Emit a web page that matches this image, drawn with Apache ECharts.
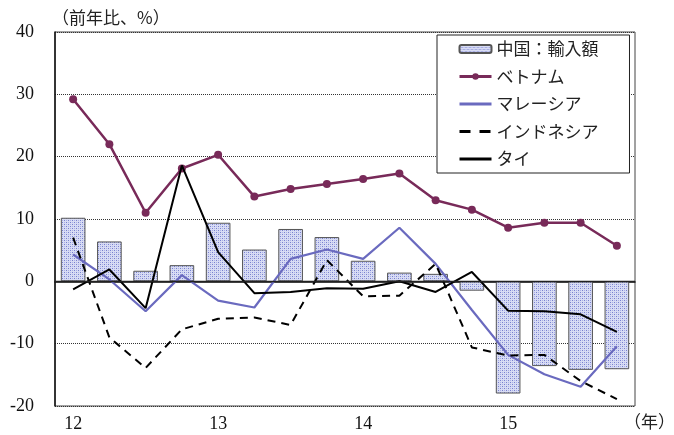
<!DOCTYPE html>
<html>
<head>
<meta charset="utf-8">
<script src="https://cdn.jsdelivr.net/npm/echarts@6/dist/echarts.min.js"></script>
<style>
  html, body { margin: 0; padding: 0; background: #fff; }
  #chart { width: 674px; height: 435px; }
</style>
</head>
<body>
<div id="chart"></div>
<script>
// Quarterly year-on-year growth (%), 2012 Q1 – 2015 Q4
const categories = ['12Q1','12Q2','12Q3','12Q4','13Q1','13Q2','13Q3','13Q4',
                    '14Q1','14Q2','14Q3','14Q4','15Q1','15Q2','15Q3','15Q4'];
const chinaImports = [10.2, 6.4, 1.7, 2.6, 9.4, 5.1, 8.4, 7.1, 3.3, 1.4, 1.2, -1.5, -18.0, -13.6, -14.2, -14.1];
const vietnam      = [29.2, 22.0, 11.0, 18.1, 20.3, 13.6, 14.8, 15.6, 16.4, 17.3, 13.0, 11.5, 8.6, 9.4, 9.4, 5.7];
const malaysia     = [4.3, 0.3, -4.8, 1.0, -3.1, -4.2, 3.6, 5.1, 3.6, 8.6, 2.8, -4.6, -11.8, -14.9, -16.9, -10.4];
const indonesia    = [7.0, -9.0, -13.9, -7.7, -6.0, -5.8, -7.0, 3.4, -2.4, -2.3, 2.8, -10.6, -11.9, -11.8, -16.0, -18.9];
const thailand     = [-1.3, 1.9, -4.3, 18.6, 4.7, -1.9, -1.7, -1.1, -1.2, 0.0, -1.7, 1.5, -4.7, -4.8, -5.3, -8.1];

const seriesNames = ['中国：輸入額', 'ベトナム', 'マレーシア', 'インドネシア', 'タイ'];
const yTicks = { min: -20, max: 40, interval: 10 };

// Dotted fill used for the import bars
function dotPattern() {
  const c = document.createElement('canvas');
  c.width = 4; c.height = 4;
  const g = c.getContext('2d');
  g.fillStyle = '#d8dcf4';
  g.fillRect(0, 0, 4, 4);
  g.fillStyle = '#7880cf';
  g.fillRect(0, 0, 1, 1);
  g.fillRect(2, 2, 1, 1);
  g.fillStyle = '#aab0e6';
  g.fillRect(2, 0, 1, 1);
  g.fillRect(0, 2, 1, 1);
  return { image: c, repeat: 'repeat' };
}

const serif = '"Liberation Serif", "Times New Roman", serif';
const jp = '"Noto Sans CJK JP", sans-serif';
// plain line legend keys: hide the marker, keep the stroke
const lineOnly = { opacity: 0 };

const chart = echarts.init(document.getElementById('chart'), null, { renderer: 'canvas' });

chart.setOption({
  animation: false,
  backgroundColor: '#fff',
  grid: {
    left: 55, right: 39, top: 32, bottom: 29,
    show: true, borderColor: '#444', borderWidth: 1, backgroundColor: 'transparent'
  },
  graphic: [
    { type: 'text', left: 52, top: 9,
      style: { text: '（前年比、%）', font: '17px ' + jp, fill: '#222' } },
    { type: 'text', left: 624, top: 413,
      style: { text: '（年）', font: '17px ' + jp, fill: '#222' } }
  ],
  legend: {
    orient: 'vertical',
    left: 437, top: 35,
    padding: [4, 31, 4, 21],
    itemGap: 7.5,
    itemWidth: 32,
    itemHeight: 8,
    backgroundColor: '#fff',
    borderColor: '#222',
    borderWidth: 1,
    borderRadius: 0,
    lineStyle: { width: 3 },
    data: [
      { name: seriesNames[0] },
      { name: seriesNames[1] },
      { name: seriesNames[2], itemStyle: lineOnly },
      { name: seriesNames[3], itemStyle: lineOnly, lineStyle: { width: 3, type: [11, 9] } },
      { name: seriesNames[4], itemStyle: lineOnly }
    ],
    textStyle: { fontFamily: jp, fontSize: 17, lineHeight: 20, color: '#222' }
  },
  xAxis: {
    type: 'category',
    data: categories,
    boundaryGap: true,
    axisLine: { lineStyle: { color: '#111', width: 1.5 } },
    axisTick: { show: false },
    axisLabel: {
      interval: 3,
      margin: 9,
      fontFamily: serif, fontSize: 18, color: '#111',
      formatter: v => v.slice(0, 2)
    },
    splitLine: { show: false }
  },
  yAxis: {
    type: 'value',
    min: yTicks.min, max: yTicks.max, interval: yTicks.interval,
    axisLine: { show: true, lineStyle: { color: '#111', width: 1.5 } },
    axisTick: { show: false },
    axisLabel: { margin: 21, fontFamily: serif, fontSize: 18, color: '#111' },
    splitLine: { show: true, lineStyle: { type: 'dotted', color: '#333', width: 1 } }
  },
  series: [
    {
      name: seriesNames[0],
      type: 'bar',
      data: chinaImports,
      barWidth: '68%',
      itemStyle: { color: dotPattern(), borderColor: '#555', borderWidth: 1 },
      markLine: {
        silent: true,
        symbol: 'none',
        label: { show: false },
        lineStyle: { type: 'solid', color: '#222', width: 1.3 },
        data: [{ yAxis: 0 }]
      },
      z: 1
    },
    {
      name: seriesNames[1],
      type: 'line',
      data: vietnam,
      symbol: 'circle',
      symbolSize: 8,
      lineStyle: { color: '#782a59', width: 2.5 },
      itemStyle: { color: '#782a59' },
      z: 3
    },
    {
      name: seriesNames[2],
      type: 'line',
      data: malaysia,
      symbol: 'none',
      lineStyle: { color: '#6a6abf', width: 2.2 },
      itemStyle: { color: '#6a6abf' },
      z: 3
    },
    {
      name: seriesNames[3],
      type: 'line',
      data: indonesia,
      symbol: 'none',
      lineStyle: { color: '#000', width: 2, type: [8, 6] },
      itemStyle: { color: '#000' },
      z: 4
    },
    {
      name: seriesNames[4],
      type: 'line',
      data: thailand,
      symbol: 'none',
      lineStyle: { color: '#000', width: 2 },
      itemStyle: { color: '#000' },
      z: 4
    }
  ]
});
</script>
</body>
</html>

◆ TO DO ◆
Using the material above, return every line exactly as it appears, minus the pictures.

◆ COMPLETE ANSWER ◆
Emit a web page that matches this image, drawn with Apache ECharts.
<!DOCTYPE html>
<html>
<head>
<meta charset="utf-8">
<script src="https://cdn.jsdelivr.net/npm/echarts@6/dist/echarts.min.js"></script>
<style>
  html, body { margin: 0; padding: 0; background: #fff; }
  #chart { width: 674px; height: 435px; }
</style>
</head>
<body>
<div id="chart"></div>
<script>
// Quarterly year-on-year growth (%), 2012 Q1 – 2015 Q4
const categories = ['12Q1','12Q2','12Q3','12Q4','13Q1','13Q2','13Q3','13Q4',
                    '14Q1','14Q2','14Q3','14Q4','15Q1','15Q2','15Q3','15Q4'];
const chinaImports = [10.2, 6.4, 1.7, 2.6, 9.4, 5.1, 8.4, 7.1, 3.3, 1.4, 1.2, -1.5, -18.0, -13.6, -14.2, -14.1];
const vietnam      = [29.2, 22.0, 11.0, 18.1, 20.3, 13.6, 14.8, 15.6, 16.4, 17.3, 13.0, 11.5, 8.6, 9.4, 9.4, 5.7];
const malaysia     = [4.3, 0.3, -4.8, 1.0, -3.1, -4.2, 3.6, 5.1, 3.6, 8.6, 2.8, -4.6, -11.8, -14.9, -16.9, -10.4];
const indonesia    = [7.0, -9.0, -13.9, -7.7, -6.0, -5.8, -7.0, 3.4, -2.4, -2.3, 2.8, -10.6, -11.9, -11.8, -16.0, -18.9];
const thailand     = [-1.3, 1.9, -4.3, 18.6, 4.7, -1.9, -1.7, -1.1, -1.2, 0.0, -1.7, 1.5, -4.7, -4.8, -5.3, -8.1];

const seriesNames = ['中国：輸入額', 'ベトナム', 'マレーシア', 'インドネシア', 'タイ'];
const yTicks = { min: -20, max: 40, interval: 10 };

// Dotted fill used for the import bars
function dotPattern() {
  const c = document.createElement('canvas');
  c.width = 4; c.height = 4;
  const g = c.getContext('2d');
  g.fillStyle = '#d8dcf4';
  g.fillRect(0, 0, 4, 4);
  g.fillStyle = '#7880cf';
  g.fillRect(0, 0, 1, 1);
  g.fillRect(2, 2, 1, 1);
  g.fillStyle = '#aab0e6';
  g.fillRect(2, 0, 1, 1);
  g.fillRect(0, 2, 1, 1);
  return { image: c, repeat: 'repeat' };
}

const serif = '"Liberation Serif", "Times New Roman", serif';
const jp = '"Noto Sans CJK JP", sans-serif';
// plain line legend keys: hide the marker, keep the stroke
const lineOnly = { opacity: 0 };

const chart = echarts.init(document.getElementById('chart'), null, { renderer: 'canvas' });

chart.setOption({
  animation: false,
  backgroundColor: '#fff',
  grid: {
    left: 55, right: 39, top: 32, bottom: 29,
    show: true, borderColor: '#444', borderWidth: 1, backgroundColor: 'transparent'
  },
  graphic: [
    { type: 'text', left: 52, top: 9,
      style: { text: '（前年比、%）', font: '17px ' + jp, fill: '#222' } },
    { type: 'text', left: 624, top: 413,
      style: { text: '（年）', font: '17px ' + jp, fill: '#222' } }
  ],
  legend: {
    orient: 'vertical',
    left: 437, top: 35,
    padding: [4, 31, 4, 21],
    itemGap: 7.5,
    itemWidth: 32,
    itemHeight: 8,
    backgroundColor: '#fff',
    borderColor: '#222',
    borderWidth: 1,
    borderRadius: 0,
    lineStyle: { width: 3 },
    data: [
      { name: seriesNames[0] },
      { name: seriesNames[1] },
      { name: seriesNames[2], itemStyle: lineOnly },
      { name: seriesNames[3], itemStyle: lineOnly, lineStyle: { width: 3, type: [11, 9] } },
      { name: seriesNames[4], itemStyle: lineOnly }
    ],
    textStyle: { fontFamily: jp, fontSize: 17, lineHeight: 20, color: '#222' }
  },
  xAxis: {
    type: 'category',
    data: categories,
    boundaryGap: true,
    axisLine: { lineStyle: { color: '#111', width: 1.5 } },
    axisTick: { show: false },
    axisLabel: {
      interval: 3,
      margin: 9,
      fontFamily: serif, fontSize: 18, color: '#111',
      formatter: v => v.slice(0, 2)
    },
    splitLine: { show: false }
  },
  yAxis: {
    type: 'value',
    min: yTicks.min, max: yTicks.max, interval: yTicks.interval,
    axisLine: { show: true, lineStyle: { color: '#111', width: 1.5 } },
    axisTick: { show: false },
    axisLabel: { margin: 21, fontFamily: serif, fontSize: 18, color: '#111' },
    splitLine: { show: true, lineStyle: { type: 'dotted', color: '#333', width: 1 } }
  },
  series: [
    {
      name: seriesNames[0],
      type: 'bar',
      data: chinaImports,
      barWidth: '68%',
      itemStyle: { color: dotPattern(), borderColor: '#555', borderWidth: 1 },
      markLine: {
        silent: true,
        symbol: 'none',
        label: { show: false },
        lineStyle: { type: 'solid', color: '#222', width: 1.3 },
        data: [{ yAxis: 0 }]
      },
      z: 1
    },
    {
      name: seriesNames[1],
      type: 'line',
      data: vietnam,
      symbol: 'circle',
      symbolSize: 8,
      lineStyle: { color: '#782a59', width: 2.5 },
      itemStyle: { color: '#782a59' },
      z: 3
    },
    {
      name: seriesNames[2],
      type: 'line',
      data: malaysia,
      symbol: 'none',
      lineStyle: { color: '#6a6abf', width: 2.2 },
      itemStyle: { color: '#6a6abf' },
      z: 3
    },
    {
      name: seriesNames[3],
      type: 'line',
      data: indonesia,
      symbol: 'none',
      lineStyle: { color: '#000', width: 2, type: [8, 6] },
      itemStyle: { color: '#000' },
      z: 4
    },
    {
      name: seriesNames[4],
      type: 'line',
      data: thailand,
      symbol: 'none',
      lineStyle: { color: '#000', width: 2 },
      itemStyle: { color: '#000' },
      z: 4
    }
  ]
});
</script>
</body>
</html>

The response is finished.